What is an AVM in real estate?
An AVM, or Automated Valuation Model, is a computer-generated estimate of a property’s market value based on current conditions. It uses various data sources, such as property features, sales transactions, geographic boundaries, price trends, tax records, and more to calculate a property’s estimated value in the current market for any location in the U.S.
Who are the consumers of AVMs?
AVMs are used by professionals from different industries and roles. Real estate investors use them to find opportunities, evaluate risk, and maximize profits; agents and brokers use them to price properties correctly before listing them; and mortgage lenders use them in the prequalification process and when choosing the best products for borrowers.

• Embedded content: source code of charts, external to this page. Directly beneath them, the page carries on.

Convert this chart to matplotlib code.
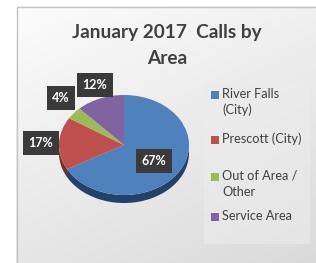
import numpy as np
import matplotlib
matplotlib.use("Agg")
import matplotlib.pyplot as plt
from matplotlib.patches import Rectangle, Polygon

plt.rcParams["font.family"] = ["Lato", "DejaVu Sans"]

# ---------- data ----------
areas = ["River Falls\n(City)", "Prescott (City)", "Out of Area /\nOther", "Service Area"]
shares = [67, 17, 4, 12]
colors = ["#4f81bd", "#c0504d", "#9bbb59", "#8064a2"]
side_colors = ["#24416a", "#7a2c2a", "#5e7a30", "#4e3a6a"]

# label box centres and legend rows, in figure px
label_xy = [(154, 161), (41, 143), (61, 98), (95, 85)]
legend_y = [95, 140, 177, 217]

W, H = 316, 263
fig = plt.figure(figsize=(W / 100, H / 100), dpi=100)

# ---------- background, border, title, legend (pixel coords) ----------
bg = fig.add_axes([0, 0, 1, 1])
bg.set_xlim(0, W); bg.set_ylim(H, 0); bg.axis("off")
gx, gy = np.meshgrid(np.linspace(0, 1, 200), np.linspace(0, 1, 200))
cmap = matplotlib.colors.LinearSegmentedColormap.from_list("bg", ["#fcfcfc", "#dadada"])
bg.imshow(0.35 * gx + 0.65 * gy, cmap=cmap, extent=(16, W + 2, H + 2, 6),
          aspect="auto", zorder=0)
bg.add_patch(Rectangle((16.5, 6.5), W, H, fill=False, ec="#c4c4c4", lw=1, zorder=1))
bg.text(167, 38, "January 2017  Calls by", ha="center", va="baseline",
        fontsize=13.7, fontweight="bold", color="#404040")
bg.text(167, 64, "Area", ha="center", va="baseline",
        fontsize=13.7, fontweight="bold", color="#404040")

bg.add_patch(Rectangle((204, 83), 106, 161, fc="#ececec", ec="none", alpha=0.6, zorder=1))
for name, c, y in zip(areas, colors, legend_y):
    bg.add_patch(Rectangle((211, y - 4), 8, 8, fc=c, ec="none", zorder=2))
    bg.text(222, y - 7.5, name, ha="left", va="top", fontsize=9.2,
            color="#404040", linespacing=1.4, zorder=3)

# ---------- pie (elliptical, with depth) ----------
cx, cy, rx, ry = 124, 145, 65, 50
xl, yl = (-1.3, 1.3), (-1.5, 1.2)
left = cx + xl[0] * rx
top = cy - yl[1] * ry
ax = fig.add_axes([left / W, 1 - (top + (yl[1] - yl[0]) * ry) / H,
                   (xl[1] - xl[0]) * rx / W, (yl[1] - yl[0]) * ry / H])
ax.patch.set_alpha(0)
wedges, _ = ax.pie(shares, colors=colors, startangle=90, counterclock=False,
                   wedgeprops=dict(linewidth=0))
ax.set_aspect("auto"); ax.set_xlim(*xl); ax.set_ylim(*yl); ax.axis("off")

depth = 8 / ry
for w, sc in zip(wedges, side_colors):
    for lo, hi in [(-540, -360), (-180, 0), (180, 360)]:
        a, b = max(w.theta1, lo), min(w.theta2, hi)
        if b <= a:
            continue
        t = np.radians(np.linspace(a, b, 60))
        pts = np.r_[np.c_[np.cos(t), np.sin(t)],
                    np.c_[np.cos(t[::-1]), np.sin(t[::-1]) - depth]]
        ax.add_patch(Polygon(pts, closed=True, fc=sc, ec="none", zorder=0))

# ---------- data labels on top ----------
lab = fig.add_axes([0, 0, 1, 1]); lab.axis("off")
lab.set_xlim(0, W); lab.set_ylim(H, 0)
bg.set_zorder(0); ax.set_zorder(1); lab.set_zorder(2)
for v, (px, py) in zip(shares, label_xy):
    lab.text(px, py, f"{v}%", ha="center", va="center", fontsize=9, fontweight="bold",
             color="white",
             bbox=dict(boxstyle="square,pad=0.45", fc="#3a3a3a", ec="none"))

fig.savefig("out.png", dpi=100)
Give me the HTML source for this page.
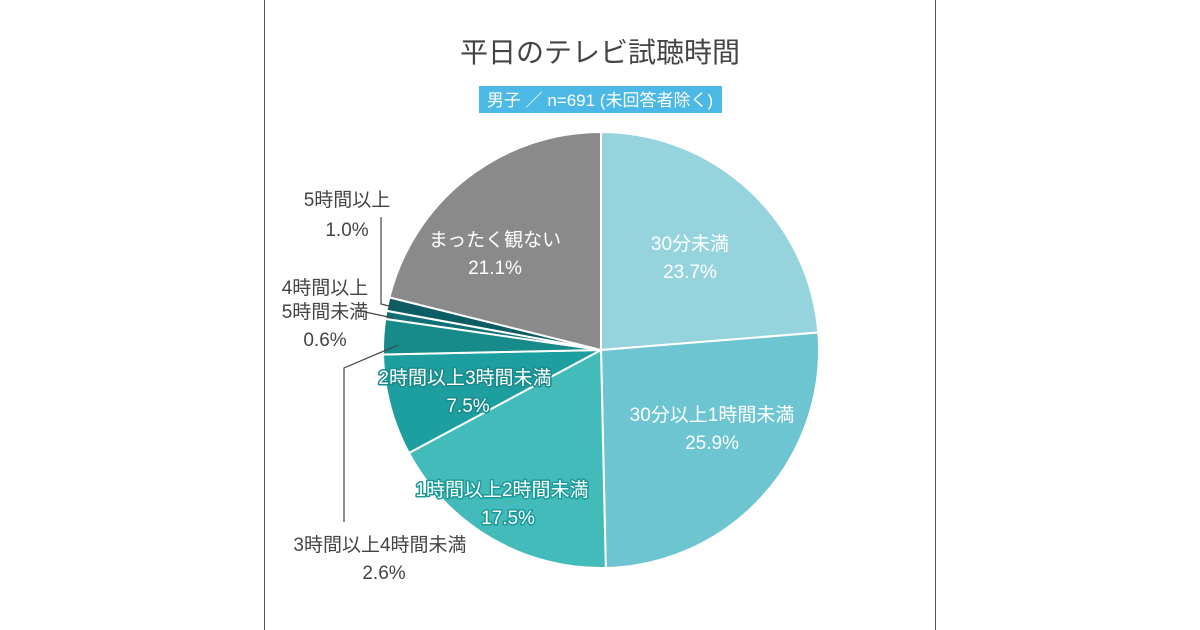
<!DOCTYPE html>
<html><head><meta charset="utf-8"><style>
body{margin:0;background:#fff;}
svg{display:block;font-family:"Liberation Sans","Noto Sans CJK JP",sans-serif;}
</style></head><body>
<svg width="1200" height="630" viewBox="0 0 1200 630">
<rect x="264.5" y="-1" width="671" height="632" fill="#fff" stroke="#555" stroke-width="1"/>
<text x="600" y="62" text-anchor="middle" font-size="28" fill="#444">平日のテレビ試聴時間</text>
<rect x="479" y="86" width="243" height="27" fill="#4cb8e6"/>
<text x="600" y="106" text-anchor="middle" font-size="17" fill="#fff">男子 ／ n=691 (未回答者除く)</text>
<g id="slices"></g>
<g id="leaders" stroke="#444" stroke-width="1.2" fill="none">
<polyline points="393,307 381,304 381,217"/>
<polyline points="393,318 356,310"/>
<polyline points="398,345 344,368 344,522"/>
</g>
<g id="labels" font-size="19"></g>
</svg>
<script>
const categories=["30分未満","30分以上1時間未満","1時間以上2時間未満","2時間以上3時間未満","3時間以上4時間未満","4時間以上5時間未満","5時間以上","まったく観ない"];
const values=[23.7,25.9,17.5,7.5,2.6,0.6,1.0,21.1];
const valueLabels=["23.7%","25.9%","17.5%","7.5%","2.6%","0.6%","1.0%","21.1%"];
const colors=["#96d4dd","#6cc5d0","#44bbbb","#1d9f9f","#178a8a","#0f7075","#0c5d63","#8a8a8a"];
const cx=601,cy=350,r=218;
const total=values.reduce((a,b)=>a+b,0);
const ns="http://www.w3.org/2000/svg";
const g=document.getElementById('slices');
function pt(a,rr){return [cx+rr*Math.sin(a),cy-rr*Math.cos(a)];}
let acc=0;
values.forEach((v,i)=>{
 const a0=acc/total*2*Math.PI;acc+=v;const a1=acc/total*2*Math.PI;
 const p0=pt(a0,r),p1=pt(a1,r);
 const p=document.createElementNS(ns,'path');
 p.setAttribute('d',`M${cx},${cy} L${p0[0]},${p0[1]} A${r},${r} 0 ${a1-a0>Math.PI?1:0} 1 ${p1[0]},${p1[1]} Z`);
 p.setAttribute('fill',colors[i]);p.setAttribute('stroke','#fff');p.setAttribute('stroke-width','2');
 
 
 g.appendChild(p);
});
const L=document.getElementById('labels');
function txt(x,y,s,fill,anchor,outline,name){
 const t=document.createElementNS(ns,'text');
 t.setAttribute('x',x);t.setAttribute('y',y);t.setAttribute('fill',fill);t.setAttribute('text-anchor',anchor);
 if(outline){t.setAttribute('stroke',outline);t.setAttribute('stroke-width','3');t.setAttribute('paint-order','stroke');t.setAttribute('stroke-linejoin','round');}
 t.textContent=s;
 
 
 L.appendChild(t);
}
const lab=[
 [690,250,690,278,'#fff','middle',null],
 [712,421,712,449,'#fff','middle',null],
 [502,496,508,524,'#fff','middle','#1a9a9a'],
 [465,384,468,412,'#fff','middle','#1a8a8a'],
 [380,551,384,579,'#444','middle',null],
 [325,302,325,344,'#444','middle',null],
 [347,206,347,236,'#444','middle',null],
 [495,246,495,274,'#fff','middle',null]
];
lab.forEach((l,i)=>{
 if(i===5){
  txt(l[0],294,'4時間以上','#444','middle',null,'label-name-'+i);
  txt(l[0],318,'5時間未満','#444','middle',null,'label-name-'+i+'-b');
  txt(l[0],346,valueLabels[i],'#444','middle',null,'label-value-'+i);
  return;
 }
 txt(l[0],l[1],categories[i],l[4],l[5],l[6],'label-name-'+i);
 txt(l[2],l[3],valueLabels[i],l[4],l[5],l[6],'label-value-'+i);
});
</script>
</body></html>
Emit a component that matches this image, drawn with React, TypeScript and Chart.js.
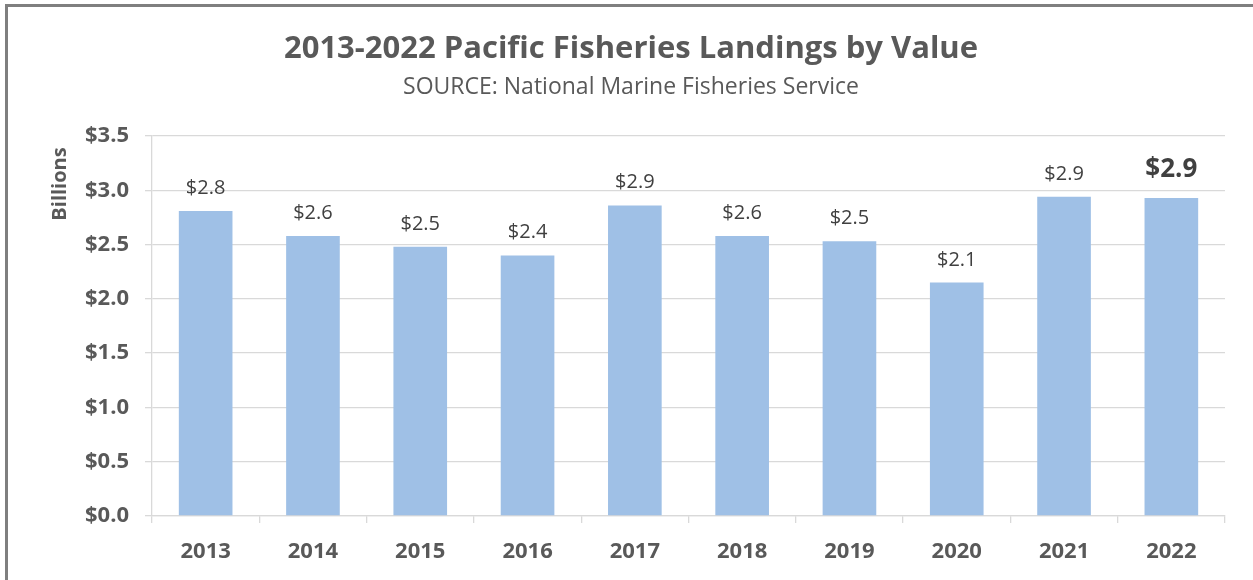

In the insurance industry, AVMs can also be used to quote premiums more accurately for home insurance and other policies. And at a broader level, they can also help with marketing, sales, customer service, and analytics efforts across various industries and sectors. Many companies use AVM data to simplify customer tasks (such as filling out forms during lead generation) or to improve targeting and prospecting in marketing campaigns.
How is an AVM calculated?
An AVM uses various data sources and methods to estimate a property’s market value. It usually starts with similar sales in the area (such as neighborhood, school district, etc.), and then applies different valuation models that use advanced statistics and algorithms to determine the property’s value.
The final result is an estimated AVM value, a confidence score that shows how reliable the estimate is, and a minimum and maximum value range. This gives the user a comprehensive view of the property’s potential value.
Is an AVM meant to replace a property appraisal?
No, an AVM is not a substitute for an appraisal. In most cases, mortgage lenders require an official appraisal before approving a loan. However, an AVM can be a useful supplement to the traditional appraisal. It can also be faster to obtain, free from human error or bias, and more accurate in some situations.
How often are valuations updated?
Valuations are updated weekly and monthly. Our data supplier’s algorithms use property and sales data sets that are always current. AVMs are then delivered to customers on frequencies that suit their needs.
How accurate is an AVM?
AVMs that are based on a large and diverse set of data points and go through multiple modeling techniques are generally very accurate. According to our data supplier, for the data on our website, 70% of our valuations are within 10% of a home’s final sale price, and 82% are within 20%. Over a recent three-month period, the median difference between our values and the sale price was 3.5%.
We also provide both minimum and maximum valuations and give a unique confidence score for each property. This allows users to get a comprehensive view of a property’s value as well as any potential for error up or down.